The mansion, which has been home to the Institute of Fine Arts, or IFA, for the past 54 years, will not only be the site of study but also its object as the institute celebrates Duke House’s centennial this year. Constructed between 1909 and 1912, the house is a notable survivor of the wave of modernization that swept New York City in the early 20th century. “These kinds of buildings are rare,” NYU historian Jon Ritter (IFA ’99) notes. “Most of them came down after World War II, or even earlier, in favor of the large apartment buildings that line Fifth Avenue now.” Indeed, the Landmarks Preservation Commission called Duke House “one of the last reminders of the Age of Elegance.”

Built for tobacco magnate James B. Duke, the house was modeled on an 18th-century French mansion.

To mark the occasion, faculty members are preparing a series of events, including public lectures and a seminar led by architecture historian Jean-Louis Cohen and the Frick Collection’s decorative arts curator, Charlotte Vignon, intended to peel back decades of history and survey the house’s former grandeur.

The stately limestone edifice, which stands at Fifth Avenue and East 78th Street, was built by Horace Trumbauer for James B. Duke, a tobacco tycoon whose substantial contribution to a college in Durham, North Carolina, prompted the college’s fourth name change to Duke University in 1924. Trumbauer and chief designer Julian Abele, one of the first prominent African-American architects, modeled Duke House after the Hôtel Labottière, an 18th-century mansion in Bordeaux, France.

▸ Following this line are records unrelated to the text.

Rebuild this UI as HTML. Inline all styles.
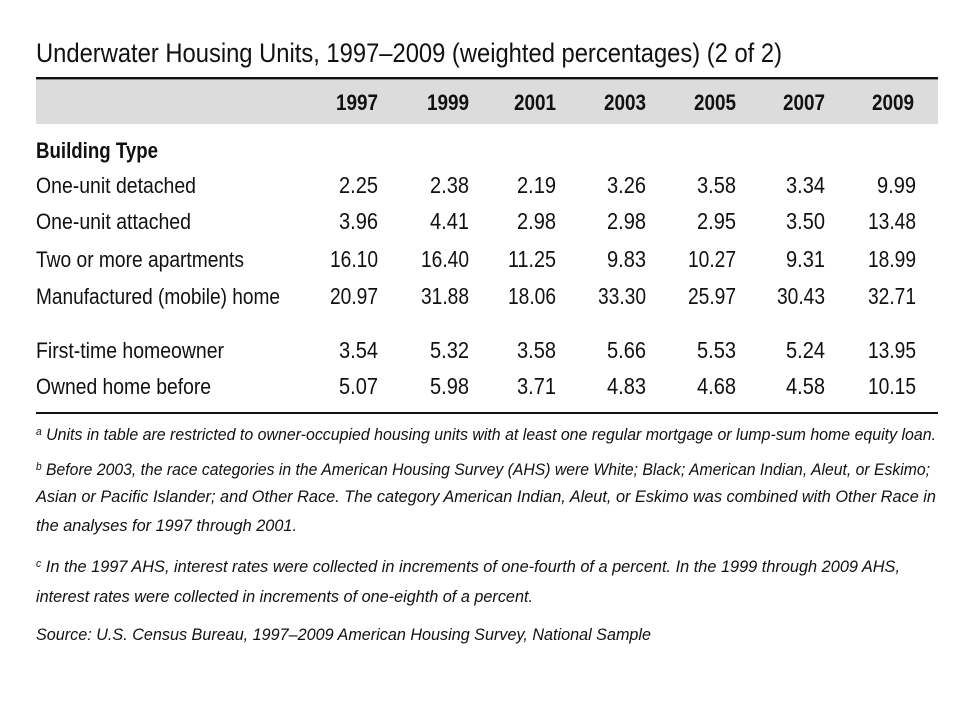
<!DOCTYPE html>
<html><head><meta charset="utf-8"><style>html,body{margin:0;padding:0;background:#fff}svg{display:block}</style></head>
<body>
<svg width="960" height="720" xmlns="http://www.w3.org/2000/svg" font-family="Liberation Sans, Arial, sans-serif" fill="#111">
<text x="36" y="62" font-size="27" textLength="746" lengthAdjust="spacingAndGlyphs">Underwater Housing Units, 1997–2009 (weighted percentages) (2 of 2)</text>
<rect x="36" y="77" width="902" height="2.5" fill="#111"/>
<rect x="36" y="80" width="902" height="44" fill="#dcdcdc"/>
<g font-size="22" font-weight="bold" text-anchor="end">
<text x="378" y="110" textLength="42" lengthAdjust="spacingAndGlyphs">1997</text>
<text x="469" y="110" textLength="42" lengthAdjust="spacingAndGlyphs">1999</text>
<text x="556" y="110" textLength="42" lengthAdjust="spacingAndGlyphs">2001</text>
<text x="646" y="110" textLength="42" lengthAdjust="spacingAndGlyphs">2003</text>
<text x="736" y="110" textLength="42" lengthAdjust="spacingAndGlyphs">2005</text>
<text x="825" y="110" textLength="42" lengthAdjust="spacingAndGlyphs">2007</text>
<text x="914" y="110" textLength="42" lengthAdjust="spacingAndGlyphs">2009</text>
</g>
<text x="36" y="158" font-size="22" font-weight="bold" textLength="122" lengthAdjust="spacingAndGlyphs">Building Type</text>
<g font-size="22">
<text x="36" y="193" textLength="160" lengthAdjust="spacingAndGlyphs">One-unit detached</text>
<text x="36" y="229" textLength="155" lengthAdjust="spacingAndGlyphs">One-unit attached</text>
<text x="36" y="267" textLength="208" lengthAdjust="spacingAndGlyphs">Two or more apartments</text>
<text x="36" y="304" textLength="244" lengthAdjust="spacingAndGlyphs">Manufactured (mobile) home</text>
<text x="36" y="358" textLength="188" lengthAdjust="spacingAndGlyphs">First-time homeowner</text>
<text x="36" y="394" textLength="175" lengthAdjust="spacingAndGlyphs">Owned home before</text>
</g>
<g font-size="23" text-anchor="end">
<g transform="translate(0,193)"><text x="378" textLength="39" lengthAdjust="spacingAndGlyphs">2.25</text><text x="469" textLength="39" lengthAdjust="spacingAndGlyphs">2.38</text><text x="556" textLength="39" lengthAdjust="spacingAndGlyphs">2.19</text><text x="646" textLength="39" lengthAdjust="spacingAndGlyphs">3.26</text><text x="736" textLength="39" lengthAdjust="spacingAndGlyphs">3.58</text><text x="825" textLength="39" lengthAdjust="spacingAndGlyphs">3.34</text><text x="916" textLength="39" lengthAdjust="spacingAndGlyphs">9.99</text></g>
<g transform="translate(0,229)"><text x="378" textLength="39" lengthAdjust="spacingAndGlyphs">3.96</text><text x="469" textLength="39" lengthAdjust="spacingAndGlyphs">4.41</text><text x="556" textLength="39" lengthAdjust="spacingAndGlyphs">2.98</text><text x="646" textLength="39" lengthAdjust="spacingAndGlyphs">2.98</text><text x="736" textLength="39" lengthAdjust="spacingAndGlyphs">2.95</text><text x="825" textLength="39" lengthAdjust="spacingAndGlyphs">3.50</text><text x="916" textLength="48" lengthAdjust="spacingAndGlyphs">13.48</text></g>
<g transform="translate(0,267)"><text x="378" textLength="48" lengthAdjust="spacingAndGlyphs">16.10</text><text x="469" textLength="48" lengthAdjust="spacingAndGlyphs">16.40</text><text x="556" textLength="48" lengthAdjust="spacingAndGlyphs">11.25</text><text x="646" textLength="39" lengthAdjust="spacingAndGlyphs">9.83</text><text x="736" textLength="48" lengthAdjust="spacingAndGlyphs">10.27</text><text x="825" textLength="39" lengthAdjust="spacingAndGlyphs">9.31</text><text x="916" textLength="48" lengthAdjust="spacingAndGlyphs">18.99</text></g>
<g transform="translate(0,304)"><text x="378" textLength="48" lengthAdjust="spacingAndGlyphs">20.97</text><text x="469" textLength="48" lengthAdjust="spacingAndGlyphs">31.88</text><text x="556" textLength="48" lengthAdjust="spacingAndGlyphs">18.06</text><text x="646" textLength="48" lengthAdjust="spacingAndGlyphs">33.30</text><text x="736" textLength="48" lengthAdjust="spacingAndGlyphs">25.97</text><text x="825" textLength="48" lengthAdjust="spacingAndGlyphs">30.43</text><text x="916" textLength="48" lengthAdjust="spacingAndGlyphs">32.71</text></g>
<g transform="translate(0,358)"><text x="378" textLength="39" lengthAdjust="spacingAndGlyphs">3.54</text><text x="469" textLength="39" lengthAdjust="spacingAndGlyphs">5.32</text><text x="556" textLength="39" lengthAdjust="spacingAndGlyphs">3.58</text><text x="646" textLength="39" lengthAdjust="spacingAndGlyphs">5.66</text><text x="736" textLength="39" lengthAdjust="spacingAndGlyphs">5.53</text><text x="825" textLength="39" lengthAdjust="spacingAndGlyphs">5.24</text><text x="916" textLength="48" lengthAdjust="spacingAndGlyphs">13.95</text></g>
<g transform="translate(0,394)"><text x="378" textLength="39" lengthAdjust="spacingAndGlyphs">5.07</text><text x="469" textLength="39" lengthAdjust="spacingAndGlyphs">5.98</text><text x="556" textLength="39" lengthAdjust="spacingAndGlyphs">3.71</text><text x="646" textLength="39" lengthAdjust="spacingAndGlyphs">4.83</text><text x="736" textLength="39" lengthAdjust="spacingAndGlyphs">4.68</text><text x="825" textLength="39" lengthAdjust="spacingAndGlyphs">4.58</text><text x="916" textLength="48" lengthAdjust="spacingAndGlyphs">10.15</text></g>
</g>
<rect x="36" y="412" width="902" height="2" fill="#111"/>
<g font-size="17" font-style="italic">
<text x="36" y="440" textLength="900" lengthAdjust="spacingAndGlyphs"><tspan font-size="11" dy="-5">a</tspan><tspan dy="5"> Units in table are restricted to owner-occupied housing units with at least one regular mortgage or lump-sum home equity loan.</tspan></text>
<text x="36" y="475" textLength="894" lengthAdjust="spacingAndGlyphs"><tspan font-size="11" dy="-5">b</tspan><tspan dy="5"> Before 2003, the race categories in the American Housing Survey (AHS) were White; Black; American Indian, Aleut, or Eskimo;</tspan></text>
<text x="36" y="502" textLength="900" lengthAdjust="spacingAndGlyphs">Asian or Pacific Islander; and Other Race. The category American Indian, Aleut, or Eskimo was combined with Other Race in</text>
<text x="36" y="531" textLength="261" lengthAdjust="spacingAndGlyphs">the analyses for 1997 through 2001.</text>
<text x="36" y="572" textLength="864" lengthAdjust="spacingAndGlyphs"><tspan font-size="11" dy="-5">c</tspan><tspan dy="5"> In the 1997 AHS, interest rates were collected in increments of one-fourth of a percent. In the 1999 through 2009 AHS,</tspan></text>
<text x="36" y="602" textLength="497" lengthAdjust="spacingAndGlyphs">interest rates were collected in increments of one-eighth of a percent.</text>
<text x="36" y="640" textLength="615" lengthAdjust="spacingAndGlyphs">Source: U.S. Census Bureau, 1997–2009 American Housing Survey, National Sample</text>
</g>
</svg>
</body></html>
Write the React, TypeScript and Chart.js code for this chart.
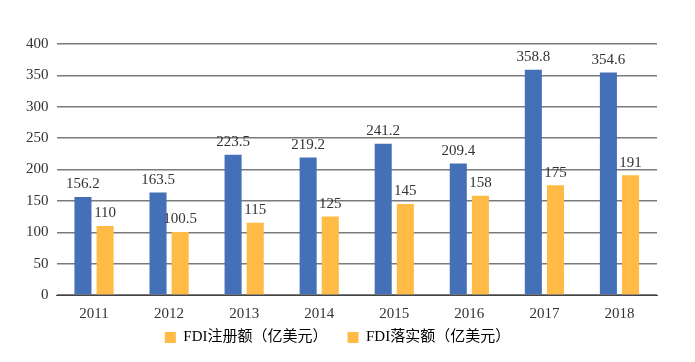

Duke’s wife, Nanaline, and his daughter, Doris, donated the building to the IFA in 1958. Later that same year, the institute gave the now famous postmodern architect Robert Venturi his first commission: the renovation of Duke House. Venturi used a light touch, mounting the classroom furnishings—desks, bookcases, and the like—away from the walls, so as to leave the original paint, molding, and decorative flourishes undisturbed. Historian Ritter commends “this idea of modernizing [the space] for its new uses but also keeping the character of the old building.”

Venturi’s design will allow next fall’s seminar students to examine these modern additions alongside the original architecture. They will also learn about the furnishings and art collection once housed in the mansion before its donation. Professor Cohen explains: “Part of the idea is to reconstruct the house as it was in its age of splendor.”